This diffusion construct has history you can look up but let’s pin it down for me in general terms: diffusion = flow = river = retirement-finance = this blog = "me" in some important way. In the 1930s, a Soviet mathematician A. Kolmogorov – it takes a communist to understand capitalistic retirement, right? -- used the diffusion framing to formulate the “Lifetime Probability of Ruin” by way of a partial differential equation (PDE) that looks quite a bit like the heat equation. In retrospect this turned out to be more easily simulable than I thought. For example, I never really understood the math all that well, but I did finally get the principle. That’s because I once taped the Kolmogorov LPR PDE to my fridge for an entire year to try to “see” it. I never really “saw it” until one night I had this dream where the coefficient of the second term was flipping around in a loop -- flowing maybe? -- in my dream. Gross, right? But I woke up and said to myself “Damn, I know how this f’r works” and then I walked 3 feet straight to my computer and coded that thing and it worked almost exactly like it should. My point, such that it is, is that I’ve had great respect for flow states and flow math (rivers, to be blunt or dreams or retirement or...) ever since. The river metaphor always made strong sense to me after that. Didn’t help much with the dating sites or relationships, heh. But “river” was now front of mind.
Chapter 3 -- Hedge
I retired way, way, way too early, circa 2008, during a move, divorce, and the global financial crisis. I was more or less forced into it (the move, divorce, retirement) by circumstances which I will explain briefly, thinly and thusly: my now-ex, a globetrotting CEO with a fair amount of visibility, and in retrospect not a completely terrible human though at the time it was dark-days, was working in FL and induced me, or persuaded me (I "agreed" to it but in retrospect it was not on fair or informed-consent terms), to move to FL to put our marriage and our kids together.

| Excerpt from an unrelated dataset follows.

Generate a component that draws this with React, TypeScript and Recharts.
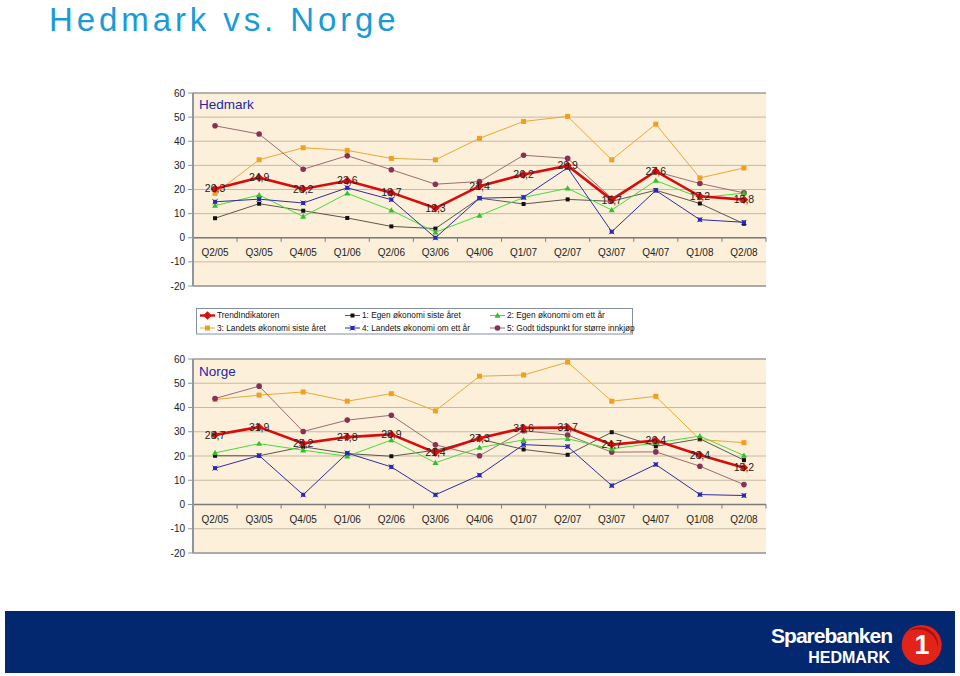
import React from 'react';
import { LineChart, Line, XAxis, YAxis, CartesianGrid, ReferenceLine } from 'recharts';

const quarters = ['Q2/05', 'Q3/05', 'Q4/05', 'Q1/06', 'Q2/06', 'Q3/06', 'Q4/06', 'Q1/07', 'Q2/07', 'Q3/07', 'Q4/07', 'Q1/08', 'Q2/08'];
const yTicks = [-20, -10, 0, 10, 20, 30, 40, 50, 60];

const seriesNames = [
  'TrendIndikatoren',
  '1: Egen økonomi siste året',
  '2: Egen økonomi om ett år',
  '3: Landets økonomi siste året',
  '4: Landets økonomi om ett år',
  '5: Godt tidspunkt for større innkjøp',
];

// Hedmark
const hedTrend = [20.3, 24.9, 20.2, 23.6, 18.7, 12.3, 21.4, 26.2, 29.9, 15.7, 27.6, 17.2, 15.8];
const hedS1 = [8.1, 14.1, 11.2, 8.2, 4.7, 3.8, 16.4, 14.0, 15.9, 15.1, 19.7, 14.2, 5.8];
const hedS2 = [13.3, 17.7, 8.8, 18.4, 11.4, 2.3, 9.2, 16.7, 20.5, 11.5, 23.7, 16.6, 18.5];
const hedS3 = [18.4, 32.3, 37.3, 36.2, 32.9, 32.3, 41.2, 48.2, 50.3, 32.3, 47.1, 24.8, 28.9];
const hedS4 = [14.9, 16.0, 14.4, 20.7, 15.8, 0.0, 16.4, 16.8, 29.0, 2.5, 19.6, 7.5, 6.4];
const hedS5 = [46.4, 43.0, 28.4, 34.0, 28.2, 22.2, 23.3, 34.2, 32.9, 16.4, 27.4, 22.5, 18.6];

// Norge
const norTrend = [28.7, 31.9, 25.2, 27.8, 28.9, 21.4, 27.3, 31.6, 31.7, 24.7, 26.4, 20.4, 15.2];
const norS1 = [20.1, 20.1, 23.8, 21.0, 19.9, 22.4, 27.0, 22.7, 20.5, 29.8, 24.0, 27.1, 18.3];
const norS2 = [21.3, 25.1, 22.4, 19.9, 26.6, 17.2, 23.5, 26.6, 27.1, 22.9, 25.4, 28.2, 20.2];
const norS3 = [43.3, 45.1, 46.4, 42.6, 45.7, 38.6, 52.9, 53.4, 58.7, 42.6, 44.6, 26.8, 25.5];
const norS4 = [15.0, 20.2, 4.0, 21.2, 15.5, 4.0, 12.1, 24.7, 23.9, 7.8, 16.5, 4.1, 3.7];
const norS5 = [43.7, 48.8, 30.1, 34.8, 36.8, 24.6, 20.1, 30.4, 28.6, 21.6, 21.7, 15.8, 8.2];

const FONT = '"Liberation Sans", Arial, Helvetica, sans-serif';

type Style = { key: string; line: string; marker: string; kind: string; width: number };
const styles: Style[] = [
  { key: 'trend', line: '#d90b0b', marker: '#d90b0b', kind: 'diamond', width: 2.6 },
  { key: 's1', line: '#5e564e', marker: '#111111', kind: 'square', width: 1 },
  { key: 's2', line: '#47dc3c', marker: '#2fc02a', kind: 'triangle', width: 1 },
  { key: 's3', line: '#e8a934', marker: '#f0a020', kind: 'square5', width: 1 },
  { key: 's4', line: '#2e2ea0', marker: '#2a2ab8', kind: 'cross', width: 1 },
  { key: 's5', line: '#9c6c72', marker: '#8a2f55', kind: 'circle', width: 1 },
];

function build(trend: number[], s1: number[], s2: number[], s3: number[], s4: number[], s5: number[]) {
  return quarters.map((q, i) => ({ q, trend: trend[i], s1: s1[i], s2: s2[i], s3: s3[i], s4: s4[i], s5: s5[i] }));
}
const hedData = build(hedTrend, hedS1, hedS2, hedS3, hedS4, hedS5);
const norData = build(norTrend, norS1, norS2, norS3, norS4, norS5);

function marker(kind: string, color: string, cx: number, cy: number, key?: any) {
  switch (kind) {
    case 'diamond':
      return (
        <g key={key}>
          <polygon points={`${cx},${cy - 4.2} ${cx + 4.2},${cy} ${cx},${cy + 4.2} ${cx - 4.2},${cy}`} fill={color} />
        </g>
      );
    case 'square':
      return <rect key={key} x={cx - 2} y={cy - 2} width={4} height={4} fill={color} />;
    case 'square5':
      return <rect key={key} x={cx - 2.5} y={cy - 2.5} width={5} height={5} fill={color} />;
    case 'triangle':
      return <polygon key={key} points={`${cx},${cy - 3} ${cx + 3},${cy + 2.2} ${cx - 3},${cy + 2.2}`} fill={color} />;
    case 'cross':
      return (
        <g key={key}>
          <rect x={cx - 2} y={cy - 2} width={4} height={4} fill={color} />
          <line x1={cx - 2.5} y1={cy - 2.5} x2={cx + 2.5} y2={cy + 2.5} stroke={color} strokeWidth={1} />
          <line x1={cx - 2.5} y1={cy + 2.5} x2={cx + 2.5} y2={cy - 2.5} stroke={color} strokeWidth={1} />
        </g>
      );
    default:
      return <circle key={key} cx={cx} cy={cy} r={2.8} fill={color} />;
  }
}

const makeDot = (kind: string, color: string) => (props: any) => {
  const { cx, cy, index } = props;
  if (cx == null || cy == null) return <g key={index} />;
  return marker(kind, color, cx, cy, index);
};

const fmt = (v: number) => v.toFixed(1).replace('.', ',');

const trendLabel = (props: any) => {
  const { x, y, value, index } = props;
  if (x == null || y == null) return <g key={index} />;
  return (
    <text key={index} x={x} y={y} dy="0.35em" textAnchor="middle" fontSize={10.5} fill="#222" fontFamily={FONT}>
      {fmt(Number(value))}
    </text>
  );
};

const zeroAxis = (props: any) => {
  const { x1, x2, y1 } = props;
  const n = quarters.length;
  const step = (x2 - x1) / n;
  return (
    <g>
      <line x1={x1} x2={x2} y1={y1} y2={y1} stroke="#7a7a7a" strokeWidth={1.5} />
      {quarters.map((q, i) => (
        <line key={'t' + q} x1={x1 + (i + 1) * step} x2={x1 + (i + 1) * step} y1={y1} y2={y1 + 4} stroke="#7a7a7a" strokeWidth={1} />
      ))}
      {quarters.map((q, i) => (
        <text key={q} x={x1 + (i + 0.5) * step} y={y1 + 15} dy="0.35em" textAnchor="middle" fontSize={10} fill="#222" fontFamily={FONT}>
          {q}
        </text>
      ))}
    </g>
  );
};

function Panel({ data, top, mTop, mBottom }: { data: any[]; top: number; mTop: number; mBottom: number }) {
  const order = ['s3', 's5', 's1', 's2', 's4', 'trend'];
  return (
    <div style={{ position: 'absolute', left: 0, top, width: 960, height: 220 }}>
      <LineChart width={960} height={220} data={data} margin={{ top: mTop, right: 194, bottom: mBottom, left: 153 }}>
        <CartesianGrid vertical={false} stroke="#c6baa2" fill="#fcf0da" />
        <XAxis dataKey="q" type="category" scale="band" hide />
        <YAxis
          type="number"
          domain={[-20, 60]}
          ticks={yTicks}
          interval={0}
          width={40}
          tickSize={5}
          tickMargin={3}
          tick={{ fontSize: 10, fill: '#222', fontFamily: FONT }}
          tickLine={{ stroke: '#8c96a0' }}
          axisLine={{ stroke: '#8c96a0', strokeWidth: 2 }}
        />
        <YAxis
          yAxisId="r"
          orientation="right"
          type="number"
          domain={[-20, 60]}
          width={0}
          tick={false}
          tickLine={false}
          axisLine={{ stroke: '#8a8a8a' }}
        />
        <ReferenceLine y={60} stroke="#8a8a8a" strokeWidth={1} />
        <ReferenceLine y={-20} stroke="#9a9a9a" strokeWidth={1.5} />
        <ReferenceLine y={0} shape={zeroAxis} />
        {order.map((k) => {
          const s = styles.find((t) => t.key === k)!;
          return (
            <Line
              key={k}
              type="linear"
              dataKey={k}
              name={seriesNames[styles.indexOf(s)]}
              stroke={s.line}
              strokeWidth={s.width}
              dot={makeDot(s.kind, s.marker)}
              activeDot={false}
              isAnimationActive={false}
              label={k === 'trend' ? trendLabel : false}
            />
          );
        })}
      </LineChart>
    </div>
  );
}

function LegendBox() {
  const cols = [200, 345, 490];
  const rows = [315.5, 328];
  return (
    <g>
      <rect x={196.5} y={308.5} width={436} height={25.5} fill="#ffffff" stroke="#8590a6" strokeWidth={1} />
      {styles.map((s, i) => {
        const x = cols[i % 3];
        const y = rows[Math.floor(i / 3)];
        return (
          <g key={s.key}>
            <line x1={x} x2={x + 15} y1={y} y2={y} stroke={s.line} strokeWidth={s.key === 'trend' ? 2.4 : 1} />
            {marker(s.kind, s.marker, x + 7.5, y)}
            <text x={x + 17} y={y} dy="0.35em" fontSize={8.3} fill="#111" fontFamily={FONT}>
              {seriesNames[i]}
            </text>
          </g>
        );
      })}
    </g>
  );
}

export default function App() {
  return (
    <div style={{ position: 'absolute', left: 0, top: 0, width: 960, height: 676, background: '#ffffff', overflow: 'hidden', fontFamily: FONT }}>
      <Panel data={hedData} top={80} mTop={13} mBottom={14} />
      <Panel data={norData} top={346} mTop={13} mBottom={13} />
      <svg width={960} height={676} style={{ position: 'absolute', left: 0, top: 0, pointerEvents: 'none' }}>
        <text x={49} y={31} fontSize={33} fill="#1a9bd7" fontFamily={FONT} letterSpacing={3.9}>
          Hedmark vs. Norge
        </text>
        <text x={199} y={109} fontSize={13.5} fill="#2326a8" fontFamily={FONT}>
          Hedmark
        </text>
        <text x={199} y={376} fontSize={13.5} fill="#2326a8" fontFamily={FONT}>
          Norge
        </text>
        <LegendBox />
        <rect x={5} y={611} width={950} height={62} fill="#03286f" />
        <text x={892} y={643} textAnchor="end" fontSize={21} fontWeight="bold" fill="#ffffff" fontFamily={FONT} letterSpacing={-1}>
          Sparebanken
        </text>
        <text x={890} y={663} textAnchor="end" fontSize={16} fontWeight="bold" fill="#ffffff" fontFamily={FONT}>
          HEDMARK
        </text>
        <circle cx={921.7} cy={645} r={20} fill="#e2231a" />
        <path d="M 908 632 A 18 18 0 0 1 938 648 A 20 20 0 0 0 908 632 Z" fill="#a8100c" />
        <text x={922} y={654} textAnchor="middle" fontSize={27} fontWeight="bold" fill="#ffffff" fontFamily={FONT}>
          1
        </text>
      </svg>
    </div>
  );
}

This all is a bit off topic and a little bit of an axe-grind, so bear with me here, I'll get to the point soon. The week (or so) before we moved, after the movers had taken everything including the furniture, the boxes with most of our household goods, and our cars, she pulled me aside and told me she’d secretly packed two piles of boxes (not one) and rented two homes (not one) and then informed me that we were to split! Turns out she had another dude down in FL waiting for the last year. This was not a legally defensible position for me [2] so I moved. She then dropped a petition on me right after we finally moved. Erg!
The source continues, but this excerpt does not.